Excerpt from a dataset:
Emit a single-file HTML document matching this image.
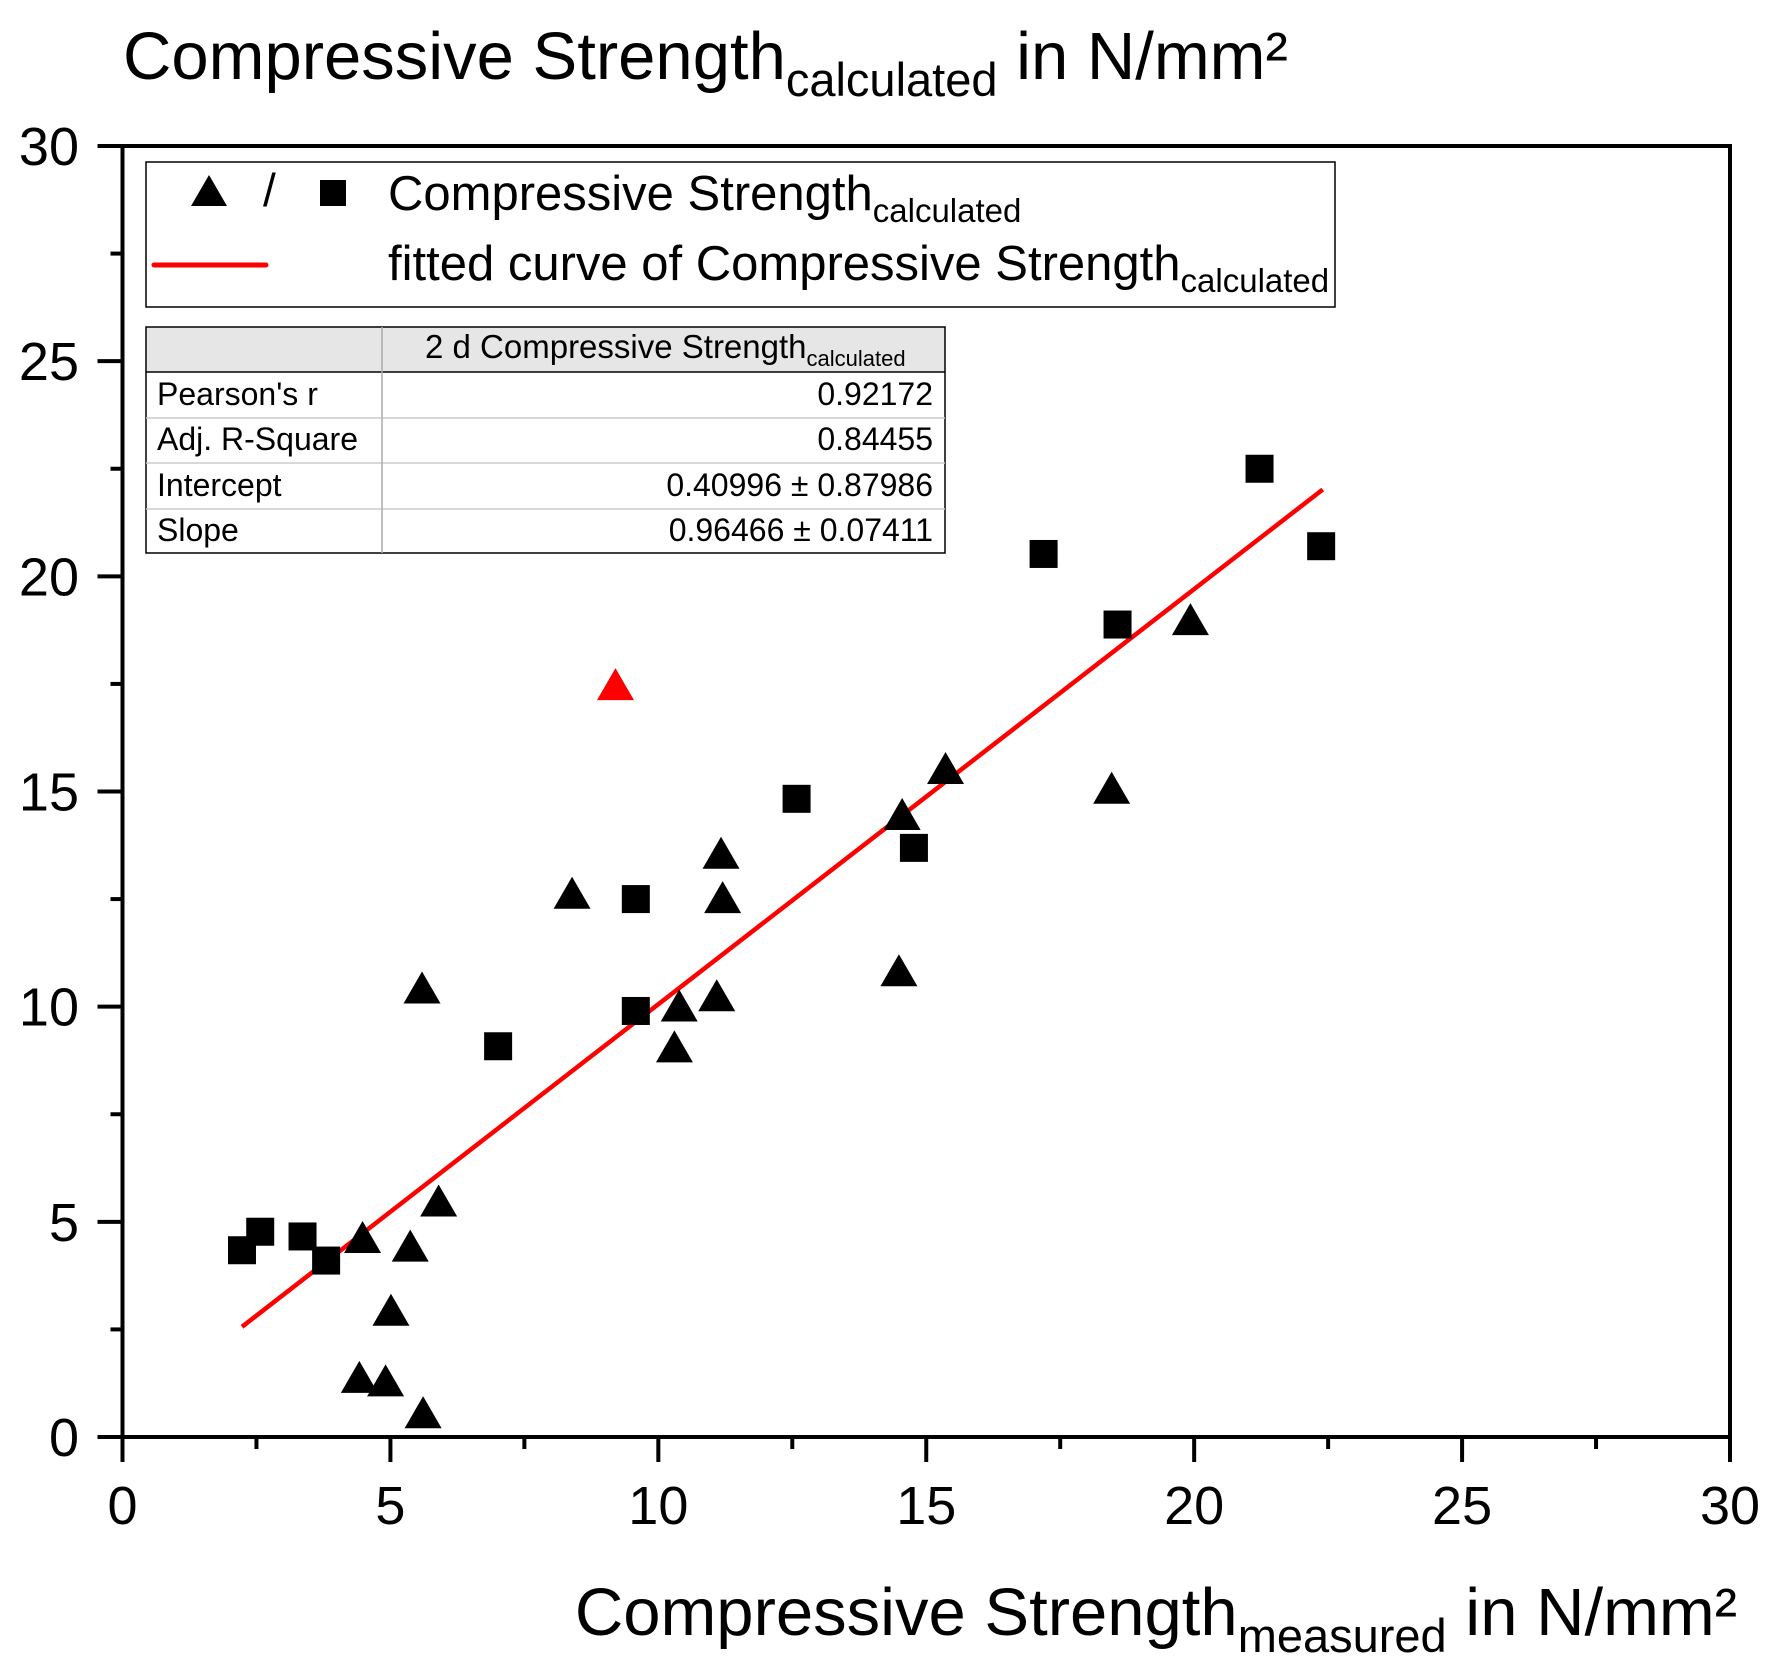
<!DOCTYPE html>
<html><head><meta charset="utf-8"><style>
html,body{margin:0;padding:0;background:#fff;}
svg{display:block;font-family:"Liberation Sans",Arial,sans-serif;}
</style></head><body>
<svg id="chart" width="1786" height="1674" viewBox="0 0 1786 1674">
<g id="axes"></g>
<g id="marks"></g>
<text x="123" y="79" font-size="67">Compressive Strength<tspan font-size="47" dy="17">calculated</tspan><tspan dy="-17"> in N/mm²</tspan></text>
<text x="1737" y="1635" font-size="67" text-anchor="end">Compressive Strength<tspan font-size="47" dy="17">measured</tspan><tspan dy="-17"> in N/mm²</tspan></text>
<g>
<rect x="146" y="162" width="1189" height="145" fill="#fff" stroke="#000" stroke-width="1.5"/>
<polygon points="191,206 209,175 227,206" fill="#000"/>
<text x="263" y="206" font-size="46">/</text>
<rect x="320" y="180" width="26" height="26" fill="#000"/>
<text x="388" y="210" font-size="49">Compressive Strength<tspan font-size="33" dy="12">calculated</tspan></text>
<line x1="154" y1="265" x2="266" y2="265" stroke="#f00" stroke-width="5" stroke-linecap="round"/>
<text x="388" y="280" font-size="49">fitted curve of Compressive Strength<tspan font-size="33" dy="12">calculated</tspan></text>
</g>
<g font-size="32">
<rect x="146" y="327" width="799" height="45" fill="#e6e6e6"/>
<rect x="146" y="327" width="799" height="226" fill="none" stroke="#000" stroke-width="1.5"/>
<line x1="146" y1="372" x2="945" y2="372" stroke="#000" stroke-width="1.5"/>
<line x1="146" y1="418" x2="945" y2="418" stroke="#ccc" stroke-width="1.5"/>
<line x1="146" y1="463" x2="945" y2="463" stroke="#ccc" stroke-width="1.5"/>
<line x1="146" y1="509" x2="945" y2="509" stroke="#ccc" stroke-width="1.5"/>
<line x1="382" y1="327" x2="382" y2="553" stroke="#aaa" stroke-width="1.5"/>
<text x="425" y="358" font-size="33">2 d Compressive Strength<tspan font-size="22" dy="8">calculated</tspan></text>
<text x="157" y="405">Pearson's r</text><text x="933" y="405" text-anchor="end">0.92172</text>
<text x="157" y="450">Adj. R-Square</text><text x="933" y="450" text-anchor="end">0.84455</text>
<text x="157" y="496">Intercept</text><text x="933" y="496" text-anchor="end">0.40996 ± 0.87986</text>
<text x="157" y="541">Slope</text><text x="933" y="541" text-anchor="end">0.96466 ± 0.07411</text>
</g>
</svg>
<script>
const xTicks = [0,5,10,15,20,25,30];
const yTicks = [0,5,10,15,20,25,30];
const triX = [9.2,19.93,18.46,15.36,14.55,14.49,11.17,11.2,11.09,10.39,10.3,8.39,5.59,5.9,5.37,5.01,4.48,4.42,4.91,5.61];
const triY = [17.45,18.96,15.04,15.5,14.43,10.8,13.53,12.5,10.22,9.98,9.03,12.6,10.4,5.45,4.4,2.91,4.6,1.35,1.27,0.53];
const triOutlier = [true,false,false,false,false,false,false,false,false,false,false,false,false,false,false,false,false,false,false,false];
const sqX = [21.22,22.37,17.19,18.57,12.58,14.77,9.58,9.58,7.01,2.23,2.57,3.36,3.8];
const sqY = [22.5,20.7,20.52,18.88,14.83,13.69,12.5,9.9,9.08,4.34,4.77,4.66,4.1];
const fitIntercept = 0.40996;
const fitSlope = 0.96466;
const fitRange = [2.23,22.4];

const NS='http://www.w3.org/2000/svg';
const L=122.5,R=1730,T=146,B=1437;
const sx=v=>L+(v-0)/30*(R-L);
const sy=v=>B-(v-0)/30*(B-T);
function mk(tag,attrs,parent){const e=document.createElementNS(NS,tag);for(const k in attrs)e.setAttribute(k,attrs[k]);parent.appendChild(e);return e;}
const axes=document.getElementById('axes'), marks=document.getElementById('marks');
let e=mk('rect',{x:L,y:T,width:R-L,height:B-T,fill:'none',stroke:'#000','stroke-width':4},axes);


xTicks.forEach((t,i)=>{
  let l=mk('line',{x1:sx(t),x2:sx(t),y1:B,y2:B+25,stroke:'#000','stroke-width':4},axes);
  
  
  if(i<xTicks.length-1){let m=mk('line',{x1:sx(t+2.5),x2:sx(t+2.5),y1:B,y2:B+12,stroke:'#000','stroke-width':4},axes);
  
  }
  let tx=mk('text',{x:sx(t),y:1524,'font-size':54,'text-anchor':'middle'},axes);tx.textContent=t;
  
  
});
yTicks.forEach((t,i)=>{
  let l=mk('line',{x1:L-25,x2:L,y1:sy(t),y2:sy(t),stroke:'#000','stroke-width':4},axes);
  
  
  if(i<yTicks.length-1){let m=mk('line',{x1:L-12,x2:L,y1:sy(t+2.5),y2:sy(t+2.5),stroke:'#000','stroke-width':4},axes);
  
  }
  let tx=mk('text',{x:79,y:sy(t)+19,'font-size':54,'text-anchor':'end'},axes);tx.textContent=t;
  
  
});
let fl=mk('line',{x1:sx(fitRange[0]),y1:sy(fitIntercept+fitSlope*fitRange[0]),x2:sx(fitRange[1]),y2:sy(fitIntercept+fitSlope*fitRange[1]),stroke:'#f00','stroke-width':4.5},marks);


sqX.forEach((x,i)=>{
  let r=mk('rect',{x:sx(x)-14,y:sy(sqY[i])-14,width:28,height:28,fill:'#000'},marks);
  
  
});
triX.forEach((x,i)=>{
  const cx=sx(x),cy=sy(triY[i]);
  let p=mk('polygon',{points:`${cx-18.5},${cy+14} ${cx},${cy-18} ${cx+18.5},${cy+14}`,fill:triOutlier[i]?'#f00':'#000'},marks);
  
  
});
</script>
</body></html>
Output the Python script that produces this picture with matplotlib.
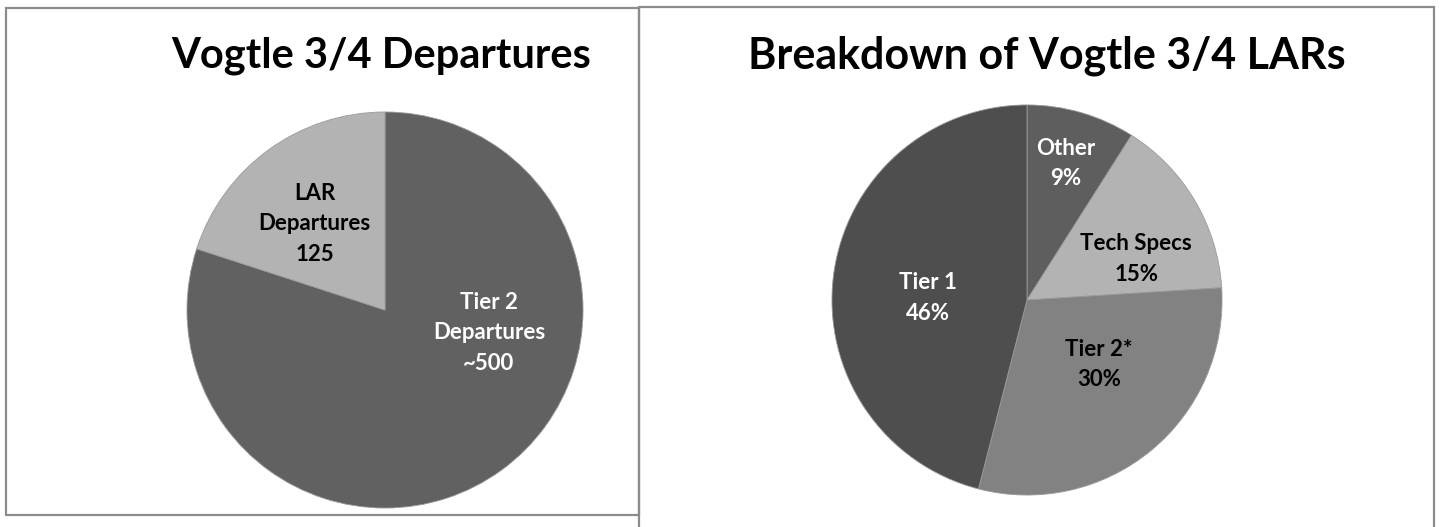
"""Two pie charts: Vogtle 3/4 departures and LAR breakdown."""

import matplotlib

matplotlib.use("Agg")
import matplotlib.pyplot as plt
from matplotlib.patches import Rectangle

plt.rcParams["font.family"] = ["Lato", "DejaVu Sans"]

W, H = 1440, 527

# left chart
dep_labels = ["Tier 2\nDepartures\n~500", "LAR\nDepartures\n125"]
dep_values = [500, 125]
dep_colors = ["#616161", "#b3b3b3"]
dep_text_colors = ["white", "black"]
dep_label_pos = [(0.525, -0.115), (-0.355, 0.435)]

# right chart
lar_labels = ["Other\n9%", "Tech Specs\n15%", "Tier 2*\n30%", "Tier 1\n46%"]
lar_values = [9, 15, 30, 46]
lar_colors = ["#5e5e5e", "#b3b3b3", "#828282", "#4e4e4e"]
lar_text_colors = ["white", "black", "black", "white"]
lar_label_pos = [(0.20, 0.70), (0.56, 0.21), (0.37, -0.33), (-0.51, 0.01)]


def px_axes(fig, cx, cy, r):
    """Square axes centred on pixel (cx, cy) from the top-left."""
    return fig.add_axes([(cx - r) / W, (H - cy - r) / H, 2 * r / W, 2 * r / H])


def draw_pie(ax, values, colors, labels, text_colors, positions):
    ax.pie(
        values,
        colors=colors,
        startangle=90,
        counterclock=False,
        radius=1,
        wedgeprops={"edgecolor": "#9a9a9a", "linewidth": 0.6},
    )
    for text, color, (x, y) in zip(labels, text_colors, positions):
        ax.text(x, y, text, ha="center", va="center", color=color,
                fontsize=16, fontweight="bold", linespacing=1.55)
    ax.set_xlim(-1.01, 1.01)
    ax.set_ylim(-1.01, 1.01)
    ax.set_aspect("equal")
    ax.axis("off")


fig = plt.figure(figsize=(W / 100, H / 100), dpi=100)

# panel borders
for x0, y0, x1, y1 in [(6, 8, 639, 515), (639, 7, 1434, 540)]:
    fig.patches.append(Rectangle(
        (x0 / W, 1 - y1 / H), (x1 - x0) / W, (y1 - y0) / H,
        transform=fig.transFigure, fill=False, edgecolor="#8c8c8c",
        linewidth=1.6, zorder=0,
    ))

ax1 = px_axes(fig, 385, 310, 200)
draw_pie(ax1, dep_values, dep_colors, dep_labels, dep_text_colors, dep_label_pos)

ax2 = px_axes(fig, 1027, 300, 197)
draw_pie(ax2, lar_values, lar_colors, lar_labels, lar_text_colors, lar_label_pos)

fig.text(381 / W, 1 - 56 / H, "Vogtle 3/4 Departures", ha="center", va="center",
         fontsize=30, fontweight="bold")
fig.text(1047 / W, 1 - 56 / H, "Breakdown of Vogtle 3/4 LARs", ha="center",
         va="center", fontsize=31, fontweight="bold")

fig.savefig("out.png", dpi=100)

> [Goal]:
Above this task is a listing with pictures in it. Retype only the lines from the one containing "Output the Python" through the one containing "dep_labels, dep_text_colors, dep_label_pos)", both included, and not the pictures.

> [Problem solution]:
Output the Python script that produces this picture with matplotlib.
"""Two pie charts: Vogtle 3/4 departures and LAR breakdown."""

import matplotlib

matplotlib.use("Agg")
import matplotlib.pyplot as plt
from matplotlib.patches import Rectangle

plt.rcParams["font.family"] = ["Lato", "DejaVu Sans"]

W, H = 1440, 527

# left chart
dep_labels = ["Tier 2\nDepartures\n~500", "LAR\nDepartures\n125"]
dep_values = [500, 125]
dep_colors = ["#616161", "#b3b3b3"]
dep_text_colors = ["white", "black"]
dep_label_pos = [(0.525, -0.115), (-0.355, 0.435)]

# right chart
lar_labels = ["Other\n9%", "Tech Specs\n15%", "Tier 2*\n30%", "Tier 1\n46%"]
lar_values = [9, 15, 30, 46]
lar_colors = ["#5e5e5e", "#b3b3b3", "#828282", "#4e4e4e"]
lar_text_colors = ["white", "black", "black", "white"]
lar_label_pos = [(0.20, 0.70), (0.56, 0.21), (0.37, -0.33), (-0.51, 0.01)]


def px_axes(fig, cx, cy, r):
    """Square axes centred on pixel (cx, cy) from the top-left."""
    return fig.add_axes([(cx - r) / W, (H - cy - r) / H, 2 * r / W, 2 * r / H])


def draw_pie(ax, values, colors, labels, text_colors, positions):
    ax.pie(
        values,
        colors=colors,
        startangle=90,
        counterclock=False,
        radius=1,
        wedgeprops={"edgecolor": "#9a9a9a", "linewidth": 0.6},
    )
    for text, color, (x, y) in zip(labels, text_colors, positions):
        ax.text(x, y, text, ha="center", va="center", color=color,
                fontsize=16, fontweight="bold", linespacing=1.55)
    ax.set_xlim(-1.01, 1.01)
    ax.set_ylim(-1.01, 1.01)
    ax.set_aspect("equal")
    ax.axis("off")


fig = plt.figure(figsize=(W / 100, H / 100), dpi=100)

# panel borders
for x0, y0, x1, y1 in [(6, 8, 639, 515), (639, 7, 1434, 540)]:
    fig.patches.append(Rectangle(
        (x0 / W, 1 - y1 / H), (x1 - x0) / W, (y1 - y0) / H,
        transform=fig.transFigure, fill=False, edgecolor="#8c8c8c",
        linewidth=1.6, zorder=0,
    ))

ax1 = px_axes(fig, 385, 310, 200)
draw_pie(ax1, dep_values, dep_colors, dep_labels, dep_text_colors, dep_label_pos)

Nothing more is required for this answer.